In deze zaak speelde onder andere de discussie of verweerder als assurantietussenpersoon zijn zorgplicht had geschonden. Onderdeel van deze discussie was de mate van betrokkenheid van eiser bij een hennepkwekerij. Eiser heeft in eerste aanleg eerst aangegeven niet betrokken te zijn bij de hennepkwekerij en vervolgens aangegeven dat hij de hennepkwekerij slechts heeft gedoogd. Uit een later bij verweerder bekend geworden strafvonnis is gebleken dat eiser de hennepplantage heeft opgericht en eiser dit ook heeft bekend. De rechtbank heeft vervolgens geoordeeld dat eiser in strijd heeft gehandeld met zijn waarheidsplicht ex art. 21 Rv en dientengevolge – mede gezien de ernst en aard van deze normschending – zijn vordering afgewezen. Het hof heeft het eindvonnis van de rechtbank bekrachtigd. In deze cassatieprocedure dient de Hoge Raad de vraag te beantwoorden of een schending van de waarheidsplicht in eerste aanleg afbreuk doet aan de herstel- en herkansingsfunctie in hoger beroep. Eiser stelt dat het hof ten onrechte niet een minder vergaande sanctie heeft verbonden aan de door eiser geschonden mededelingsplicht.
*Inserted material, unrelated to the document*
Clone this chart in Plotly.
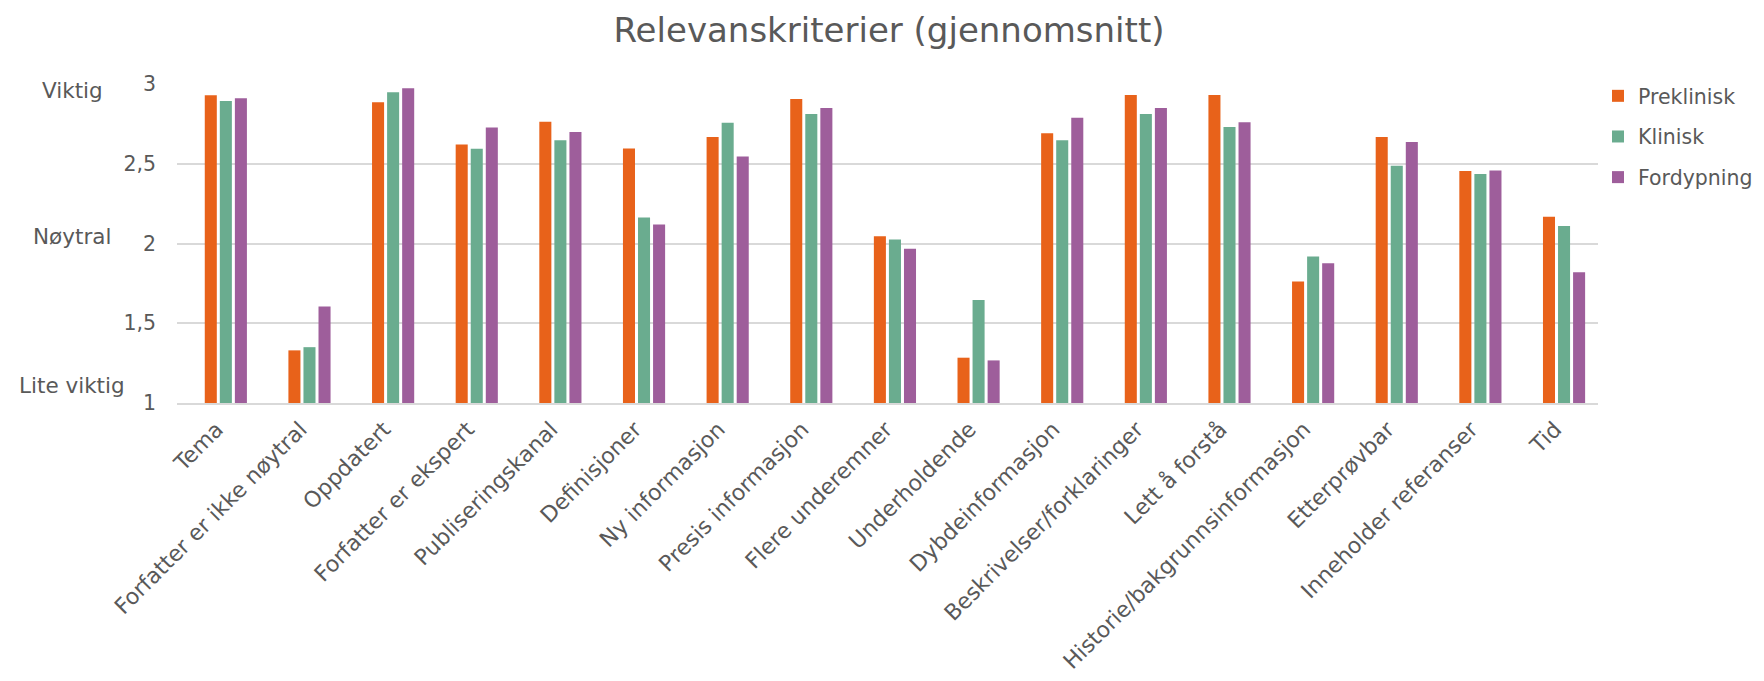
import plotly.graph_objects as go

categories = ["Tema", "Forfatter er ikke nøytral", "Oppdatert", "Forfatter er ekspert",
              "Publiseringskanal", "Definisjoner", "Ny informasjon", "Presis informasjon",
              "Flere underemner", "Underholdende", "Dybdeinformasjon",
              "Beskrivelser/forklaringer", "Lett å forstå", "Historie/bakgrunnsinformasjon",
              "Etterprøvbar", "Inneholder referanser", "Tid"]

preklinisk = [2.93, 1.33, 2.885, 2.62, 2.763, 2.596, 2.667, 2.906, 2.046, 1.284,
              2.692, 2.931, 2.931, 1.762, 2.667, 2.454, 2.167]
klinisk = [2.893, 1.35, 2.948, 2.594, 2.648, 2.163, 2.757, 2.812, 2.025, 1.646,
           2.648, 2.812, 2.73, 1.919, 2.487, 2.435, 2.11]
fordypning = [2.91, 1.605, 2.973, 2.728, 2.699, 2.119, 2.546, 2.849, 1.967, 1.267,
              2.789, 2.849, 2.76, 1.876, 2.636, 2.458, 1.82]

series_names = ["Preklinisk", "Klinisk", "Fordypning"]
colors = ["#E8621A", "#6AAC8F", "#9E5E9B"]

tick_vals = [1, 1.5, 2, 2.5, 3]
tick_text = ["1", "1,5", "2", "2,5", "3"]
scale_labels = [(3, "Viktig"), (2, "Nøytral"), (1, "Lite viktig")]

FONT = "Century Gothic, DejaVu Sans, sans-serif"
GREY = "#595959"

W, H = 1756, 673
L, R, T, B = 169, W - 1594, 76, H - 395

fig = go.Figure()
for i, (name, vals) in enumerate(zip(series_names, [preklinisk, klinisk, fordypning])):
    fig.add_trace(go.Bar(
        x=list(range(len(categories))), y=[v - 1 for v in vals], base=1, name=name,
        marker=dict(color=colors[i], line=dict(width=0)),
        legendgroup=name,
    ))

annotations = []
offsets = {3: -6, 2: 7, 1: 18}
for val, txt in scale_labels:
    annotations.append(dict(
        x=(72 - 177) / 1425, xref="paper", y=val, yref="y", text=txt, showarrow=False,
        xanchor="center", yanchor="middle", yshift=offsets[val],
        font=dict(family=FONT, size=21.5, color=GREY)))

fig.update_layout(
    width=W, height=H,
    margin=dict(l=L, r=R, t=T, b=B),
    paper_bgcolor="white", plot_bgcolor="white",
    barmode="group", bargap=0.46, bargroupgap=0.2,
    font=dict(family=FONT, color=GREY, size=19),
    title=dict(text="Relevanskriterier (gjennomsnitt)", x=(889 - 8) / W, xanchor="center",
               y=1 - 22 / H, yanchor="middle",
               font=dict(family=FONT, size=34, color=GREY)),
    xaxis=dict(tickmode="array", tickvals=list(range(len(categories))), ticktext=categories,
               range=[-0.584, 16.406],
               tickangle=-45, showgrid=False, showline=True, linecolor="#D9D9D9",
               linewidth=1.5, tickfont=dict(family=FONT, size=22, color=GREY),
               ticks="", automargin=False, ticklabelstandoff=3, ticklabelshift=-9),
    yaxis=dict(range=[1, 3], tickvals=tick_vals, ticktext=tick_text,
               showgrid=True, gridcolor="#D9D9D9", gridwidth=1.5, zeroline=False,
               tickfont=dict(family=FONT, size=20.5, color=GREY), ticklabelstandoff=20,
               automargin=False),
    legend=dict(xref="container", yref="container",
                x=(1598 - 8) / W, xanchor="left", y=1 - (76 - 8) / H, yanchor="top",
                font=dict(family=FONT, size=20.5, color=GREY),
                tracegroupgap=11, traceorder="grouped",
                itemwidth=30),
    annotations=annotations,
)

fig.write_html("out.html")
De Hoge Raad oordeelt dat de klachten van eiser geen doel treffen aangezien het hof heeft beoordeeld welke gevolgtrekking zij in het hoger beroep geraden achtte in het licht van de aard en ernst van de schending van de waarheidsplicht en de overige omstandigheden van het geval. De Hoge Raad hecht er daarbij waarde aan dat het hof heeft geoordeeld dat de feiten van wezenlijk belang zijn voor de beoordeling van de gegrondheid van de vordering. Daarbij heeft het hof geoordeeld dat eiser weliswaar hard getroffen wordt door hem zijn vordering te ontzeggen, maar daartegenover staat dat eiser weloverwogen en doelbewust relevante informatie heeft achtergehouden. Het hof heeft daarbij opgemerkt dat als een dergelijke schending niet streng gesanctioneerd wordt dit ‘een vrijbrief’ zou zijn om de rechter door middel van onwaarheden op het verkeerde been te zetten. De Hoge Raad concludeert dan ook dat het hof niet van een onjuiste rechtsopvatting is uitgegaan door in de gegeven omstandigheden eiser zijn vordering te ontzeggen en niet te volstaan met een lichtere sanctie. De Hoge Raad verwerpt het beroep.